■ THE REQUEST:
Reproduce the records. Keep every word exact and include no images.

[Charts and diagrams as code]
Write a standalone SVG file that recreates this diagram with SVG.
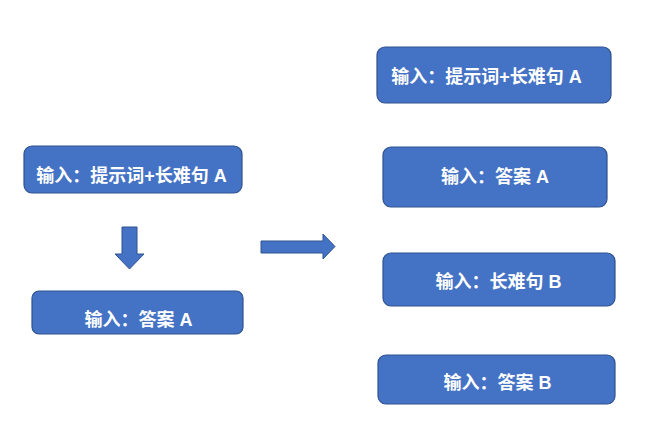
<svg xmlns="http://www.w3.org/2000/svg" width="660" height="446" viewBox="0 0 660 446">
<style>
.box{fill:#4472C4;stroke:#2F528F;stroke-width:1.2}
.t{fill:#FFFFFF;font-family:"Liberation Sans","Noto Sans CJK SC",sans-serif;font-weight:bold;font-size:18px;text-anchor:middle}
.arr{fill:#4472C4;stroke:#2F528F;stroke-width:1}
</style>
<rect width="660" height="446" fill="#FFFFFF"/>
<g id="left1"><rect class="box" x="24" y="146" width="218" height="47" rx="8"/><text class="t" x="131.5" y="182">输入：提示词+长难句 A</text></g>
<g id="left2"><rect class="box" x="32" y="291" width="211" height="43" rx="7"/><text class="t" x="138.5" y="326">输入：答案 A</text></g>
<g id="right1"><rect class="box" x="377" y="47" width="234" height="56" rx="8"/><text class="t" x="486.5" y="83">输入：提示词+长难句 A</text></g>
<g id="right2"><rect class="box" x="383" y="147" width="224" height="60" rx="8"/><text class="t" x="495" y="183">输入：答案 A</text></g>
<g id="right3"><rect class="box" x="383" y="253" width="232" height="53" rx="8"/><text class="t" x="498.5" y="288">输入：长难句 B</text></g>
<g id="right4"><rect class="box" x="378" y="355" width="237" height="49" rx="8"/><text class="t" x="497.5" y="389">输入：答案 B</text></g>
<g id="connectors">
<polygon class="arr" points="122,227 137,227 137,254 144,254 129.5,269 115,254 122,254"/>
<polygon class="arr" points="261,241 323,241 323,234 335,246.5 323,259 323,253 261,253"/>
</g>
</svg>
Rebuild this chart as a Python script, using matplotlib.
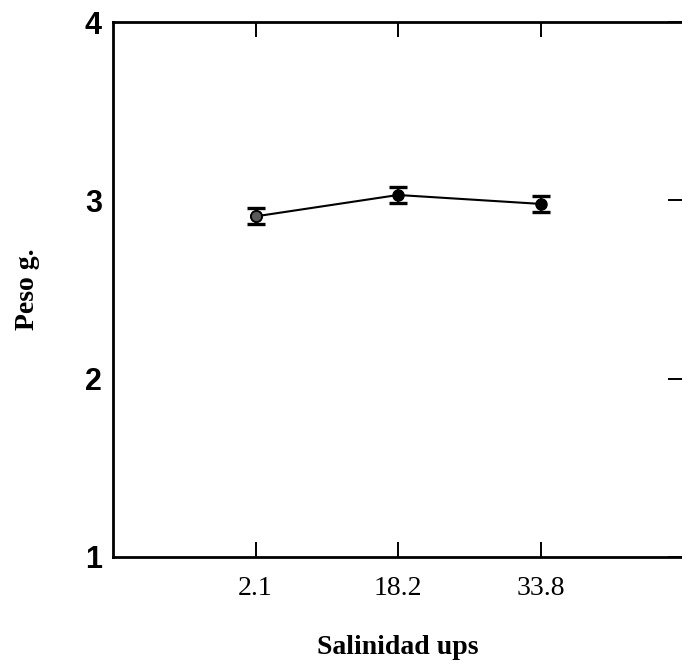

■ ANSWER IN FULL:
Write a standalone SVG file that recreates this diagram with SVG.
<svg xmlns="http://www.w3.org/2000/svg" width="660" height="446" viewBox="0 0 660 446">
<style>
.box{fill:#4472C4;stroke:#2F528F;stroke-width:1.2}
.t{fill:#FFFFFF;font-family:"Liberation Sans","Noto Sans CJK SC",sans-serif;font-weight:bold;font-size:18px;text-anchor:middle}
.arr{fill:#4472C4;stroke:#2F528F;stroke-width:1}
</style>
<rect width="660" height="446" fill="#FFFFFF"/>
<g id="left1"><rect class="box" x="24" y="146" width="218" height="47" rx="8"/><text class="t" x="131.5" y="182">输入：提示词+长难句 A</text></g>
<g id="left2"><rect class="box" x="32" y="291" width="211" height="43" rx="7"/><text class="t" x="138.5" y="326">输入：答案 A</text></g>
<g id="right1"><rect class="box" x="377" y="47" width="234" height="56" rx="8"/><text class="t" x="486.5" y="83">输入：提示词+长难句 A</text></g>
<g id="right2"><rect class="box" x="383" y="147" width="224" height="60" rx="8"/><text class="t" x="495" y="183">输入：答案 A</text></g>
<g id="right3"><rect class="box" x="383" y="253" width="232" height="53" rx="8"/><text class="t" x="498.5" y="288">输入：长难句 B</text></g>
<g id="right4"><rect class="box" x="378" y="355" width="237" height="49" rx="8"/><text class="t" x="497.5" y="389">输入：答案 B</text></g>
<g id="connectors">
<polygon class="arr" points="122,227 137,227 137,254 144,254 129.5,269 115,254 122,254"/>
<polygon class="arr" points="261,241 323,241 323,234 335,246.5 323,259 323,253 261,253"/>
</g>
</svg>
Rebuild this chart as a Python script, using matplotlib.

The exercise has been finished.